◆ **YOUR INSTRUCTIONS**:
Quote, verbatim, all material below, without pictures.

^^^^^^^^^^^^^^^^

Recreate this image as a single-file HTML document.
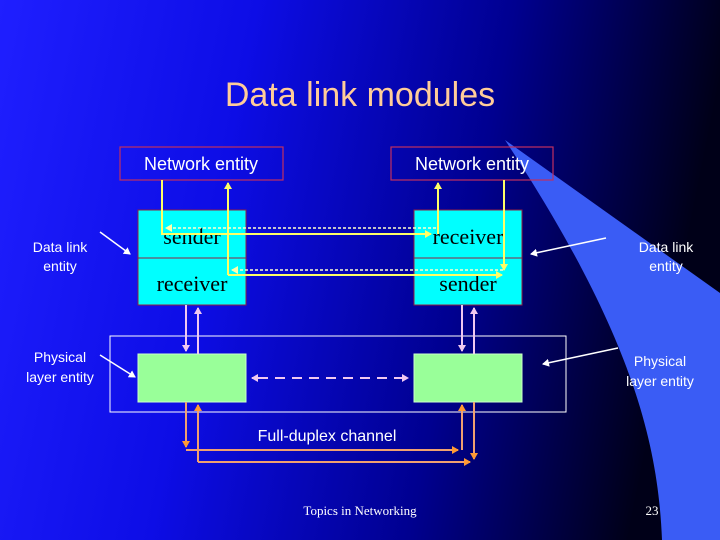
<!DOCTYPE html>
<html><head><meta charset="utf-8"><style>
html,body{margin:0;padding:0;width:720px;height:540px;overflow:hidden}
</style></head><body>
<svg width="720" height="540" viewBox="0 0 720 540" xmlns="http://www.w3.org/2000/svg">
<defs>
<linearGradient id="bg" x1="0" y1="0" x2="1" y2="0.15">
<stop offset="0" stop-color="#1f1fff"/>
<stop offset="0.35" stop-color="#0d0de6"/>
<stop offset="0.7" stop-color="#000090"/>
<stop offset="1" stop-color="#000018"/>
</linearGradient>
<marker id="ay" markerWidth="8" markerHeight="8" refX="6" refY="4" orient="auto" markerUnits="userSpaceOnUse"><path d="M0,0 L7,4 L0,8 Z" fill="#ffff66"/></marker>
<marker id="aw" markerWidth="8" markerHeight="8" refX="6" refY="4" orient="auto" markerUnits="userSpaceOnUse"><path d="M0,0 L7,4 L0,8 Z" fill="#ffffff"/></marker>
<marker id="ap" markerWidth="8" markerHeight="8" refX="6" refY="4" orient="auto" markerUnits="userSpaceOnUse"><path d="M0,0 L7,4 L0,8 Z" fill="#f0c8f0"/></marker>
<marker id="ao" markerWidth="8" markerHeight="8" refX="6" refY="4" orient="auto" markerUnits="userSpaceOnUse"><path d="M0,0 L7,4 L0,8 Z" fill="#ff9933"/></marker>
<marker id="ad" markerWidth="8" markerHeight="8" refX="6" refY="4" orient="auto" markerUnits="userSpaceOnUse"><path d="M0,0 L7,4 L0,8 Z" fill="#ffffaa"/></marker>
</defs>
<rect width="720" height="540" fill="url(#bg)"/>
<path d="M505,140 L720,293 L720,540 L662,540 C658,440 630,330 505,140 Z" fill="#3a5cf5"/>
<text x="360" y="106" font-family="Liberation Sans, sans-serif" font-size="34" fill="#ffcc99" text-anchor="middle">Data link modules</text>

<g font-family="Liberation Sans, sans-serif" font-size="18" fill="#fff" text-anchor="middle">
<rect x="120" y="147" width="163" height="33" fill="none" stroke="#c03060" stroke-width="1.2"/>
<text x="201" y="170">Network entity</text>
<rect x="391" y="147" width="162" height="33" fill="none" stroke="#c03060" stroke-width="1.2"/>
<text x="472" y="170">Network entity</text>
</g>

<g stroke="#902040" stroke-width="1">
<rect x="138" y="210" width="108" height="95" fill="#00ffff"/>
<line x1="138" y1="258" x2="246" y2="258"/>
<rect x="414" y="210" width="108" height="95" fill="#00ffff"/>
<line x1="414" y1="258" x2="522" y2="258"/>
</g>
<g font-family="Liberation Serif, serif" font-size="22" fill="#000" text-anchor="middle">
<text x="192" y="244">sender</text>
<text x="192" y="291">receiver</text>
<text x="468" y="244">receiver</text>
<text x="468" y="291">sender</text>
</g>

<g fill="none" stroke="#ffff66" stroke-width="2">
<path d="M162,180 L162,234 L431,234" marker-end="url(#ay)"/>
<path d="M438,234 L438,183" marker-end="url(#ay)"/>
<path d="M228,275 L228,183" marker-end="url(#ay)"/>
<path d="M228,275 L502,275" marker-end="url(#ay)"/>
<path d="M504,180 L504,270" marker-end="url(#ay)"/>
</g>
<g fill="none" stroke="#ffffcc" stroke-width="1.5" stroke-dasharray="3,2">
<path d="M436,228 L166,228" marker-end="url(#ad)"/>
<path d="M503,270 L232,270" marker-end="url(#ad)"/>
</g>

<rect x="110" y="336" width="456" height="76" fill="none" stroke="#fff" stroke-width="1"/>
<rect x="138" y="354" width="108" height="48" fill="#99ff99" stroke="#ccffcc" stroke-width="1"/>
<rect x="414" y="354" width="108" height="48" fill="#99ff99" stroke="#ccffcc" stroke-width="1"/>

<g fill="none" stroke="#f0c8f0" stroke-width="2">
<path d="M186,305 L186,351" marker-end="url(#ap)"/>
<path d="M198,354 L198,308" marker-end="url(#ap)"/>
<path d="M462,305 L462,351" marker-end="url(#ap)"/>
<path d="M474,354 L474,308" marker-end="url(#ap)"/>
<path d="M258,378 L408,378" stroke-dasharray="10,7" marker-end="url(#ap)"/>
<path d="M258,378 L252,378" marker-end="url(#ap)"/>
</g>

<g fill="none" stroke="#f0a070" stroke-width="2">
<path d="M186,402 L186,447" marker-end="url(#ao)"/>
<path d="M186,450 L458,450" marker-end="url(#ao)"/>
<path d="M462,450 L462,405" marker-end="url(#ao)"/>
<path d="M198,462 L198,405" marker-end="url(#ao)"/>
<path d="M198,462 L470,462" marker-end="url(#ao)"/>
<path d="M474,402 L474,459" marker-end="url(#ao)"/>
</g>

<g font-family="Liberation Sans, sans-serif" fill="#fff" text-anchor="middle">
<text x="327" y="441" font-size="16">Full-duplex channel</text>
<g font-size="14">
<text x="60" y="252">Data link</text><text x="60" y="271">entity</text>
<text x="60" y="362">Physical</text><text x="60" y="382">layer entity</text>
<text x="666" y="252">Data link</text><text x="666" y="271">entity</text>
<text x="660" y="366">Physical</text><text x="660" y="386">layer entity</text>
</g>
</g>
<g stroke="#fff" stroke-width="1.5" fill="none">
<path d="M100,232 L130,254" marker-end="url(#aw)"/>
<path d="M100,355 L135,377" marker-end="url(#aw)"/>
<path d="M606,238 L531,254" marker-end="url(#aw)"/>
<path d="M618,348 L543,364" marker-end="url(#aw)"/>
</g>
<text x="360" y="515" font-family="Liberation Serif, serif" font-size="13" fill="#fff" text-anchor="middle">Topics in Networking</text>
<text x="652" y="515" font-family="Liberation Serif, serif" font-size="13" fill="#fff" text-anchor="middle">23</text>
</svg>
</body></html>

^^^^^^^^^^^^^^^^

◆ **SOLUTION TO THIS TASK**:
Recreate this image as a single-file HTML document.
<!DOCTYPE html>
<html><head><meta charset="utf-8"><style>
html,body{margin:0;padding:0;width:720px;height:540px;overflow:hidden}
</style></head><body>
<svg width="720" height="540" viewBox="0 0 720 540" xmlns="http://www.w3.org/2000/svg">
<defs>
<linearGradient id="bg" x1="0" y1="0" x2="1" y2="0.15">
<stop offset="0" stop-color="#1f1fff"/>
<stop offset="0.35" stop-color="#0d0de6"/>
<stop offset="0.7" stop-color="#000090"/>
<stop offset="1" stop-color="#000018"/>
</linearGradient>
<marker id="ay" markerWidth="8" markerHeight="8" refX="6" refY="4" orient="auto" markerUnits="userSpaceOnUse"><path d="M0,0 L7,4 L0,8 Z" fill="#ffff66"/></marker>
<marker id="aw" markerWidth="8" markerHeight="8" refX="6" refY="4" orient="auto" markerUnits="userSpaceOnUse"><path d="M0,0 L7,4 L0,8 Z" fill="#ffffff"/></marker>
<marker id="ap" markerWidth="8" markerHeight="8" refX="6" refY="4" orient="auto" markerUnits="userSpaceOnUse"><path d="M0,0 L7,4 L0,8 Z" fill="#f0c8f0"/></marker>
<marker id="ao" markerWidth="8" markerHeight="8" refX="6" refY="4" orient="auto" markerUnits="userSpaceOnUse"><path d="M0,0 L7,4 L0,8 Z" fill="#ff9933"/></marker>
<marker id="ad" markerWidth="8" markerHeight="8" refX="6" refY="4" orient="auto" markerUnits="userSpaceOnUse"><path d="M0,0 L7,4 L0,8 Z" fill="#ffffaa"/></marker>
</defs>
<rect width="720" height="540" fill="url(#bg)"/>
<path d="M505,140 L720,293 L720,540 L662,540 C658,440 630,330 505,140 Z" fill="#3a5cf5"/>
<text x="360" y="106" font-family="Liberation Sans, sans-serif" font-size="34" fill="#ffcc99" text-anchor="middle">Data link modules</text>

<g font-family="Liberation Sans, sans-serif" font-size="18" fill="#fff" text-anchor="middle">
<rect x="120" y="147" width="163" height="33" fill="none" stroke="#c03060" stroke-width="1.2"/>
<text x="201" y="170">Network entity</text>
<rect x="391" y="147" width="162" height="33" fill="none" stroke="#c03060" stroke-width="1.2"/>
<text x="472" y="170">Network entity</text>
</g>

<g stroke="#902040" stroke-width="1">
<rect x="138" y="210" width="108" height="95" fill="#00ffff"/>
<line x1="138" y1="258" x2="246" y2="258"/>
<rect x="414" y="210" width="108" height="95" fill="#00ffff"/>
<line x1="414" y1="258" x2="522" y2="258"/>
</g>
<g font-family="Liberation Serif, serif" font-size="22" fill="#000" text-anchor="middle">
<text x="192" y="244">sender</text>
<text x="192" y="291">receiver</text>
<text x="468" y="244">receiver</text>
<text x="468" y="291">sender</text>
</g>

<g fill="none" stroke="#ffff66" stroke-width="2">
<path d="M162,180 L162,234 L431,234" marker-end="url(#ay)"/>
<path d="M438,234 L438,183" marker-end="url(#ay)"/>
<path d="M228,275 L228,183" marker-end="url(#ay)"/>
<path d="M228,275 L502,275" marker-end="url(#ay)"/>
<path d="M504,180 L504,270" marker-end="url(#ay)"/>
</g>
<g fill="none" stroke="#ffffcc" stroke-width="1.5" stroke-dasharray="3,2">
<path d="M436,228 L166,228" marker-end="url(#ad)"/>
<path d="M503,270 L232,270" marker-end="url(#ad)"/>
</g>

<rect x="110" y="336" width="456" height="76" fill="none" stroke="#fff" stroke-width="1"/>
<rect x="138" y="354" width="108" height="48" fill="#99ff99" stroke="#ccffcc" stroke-width="1"/>
<rect x="414" y="354" width="108" height="48" fill="#99ff99" stroke="#ccffcc" stroke-width="1"/>

<g fill="none" stroke="#f0c8f0" stroke-width="2">
<path d="M186,305 L186,351" marker-end="url(#ap)"/>
<path d="M198,354 L198,308" marker-end="url(#ap)"/>
<path d="M462,305 L462,351" marker-end="url(#ap)"/>
<path d="M474,354 L474,308" marker-end="url(#ap)"/>
<path d="M258,378 L408,378" stroke-dasharray="10,7" marker-end="url(#ap)"/>
<path d="M258,378 L252,378" marker-end="url(#ap)"/>
</g>

<g fill="none" stroke="#f0a070" stroke-width="2">
<path d="M186,402 L186,447" marker-end="url(#ao)"/>
<path d="M186,450 L458,450" marker-end="url(#ao)"/>
<path d="M462,450 L462,405" marker-end="url(#ao)"/>
<path d="M198,462 L198,405" marker-end="url(#ao)"/>
<path d="M198,462 L470,462" marker-end="url(#ao)"/>
<path d="M474,402 L474,459" marker-end="url(#ao)"/>
</g>

<g font-family="Liberation Sans, sans-serif" fill="#fff" text-anchor="middle">
<text x="327" y="441" font-size="16">Full-duplex channel</text>
<g font-size="14">
<text x="60" y="252">Data link</text><text x="60" y="271">entity</text>
<text x="60" y="362">Physical</text><text x="60" y="382">layer entity</text>
<text x="666" y="252">Data link</text><text x="666" y="271">entity</text>
<text x="660" y="366">Physical</text><text x="660" y="386">layer entity</text>
</g>
</g>
<g stroke="#fff" stroke-width="1.5" fill="none">
<path d="M100,232 L130,254" marker-end="url(#aw)"/>
<path d="M100,355 L135,377" marker-end="url(#aw)"/>
<path d="M606,238 L531,254" marker-end="url(#aw)"/>
<path d="M618,348 L543,364" marker-end="url(#aw)"/>
</g>
<text x="360" y="515" font-family="Liberation Serif, serif" font-size="13" fill="#fff" text-anchor="middle">Topics in Networking</text>
<text x="652" y="515" font-family="Liberation Serif, serif" font-size="13" fill="#fff" text-anchor="middle">23</text>
</svg>
</body></html>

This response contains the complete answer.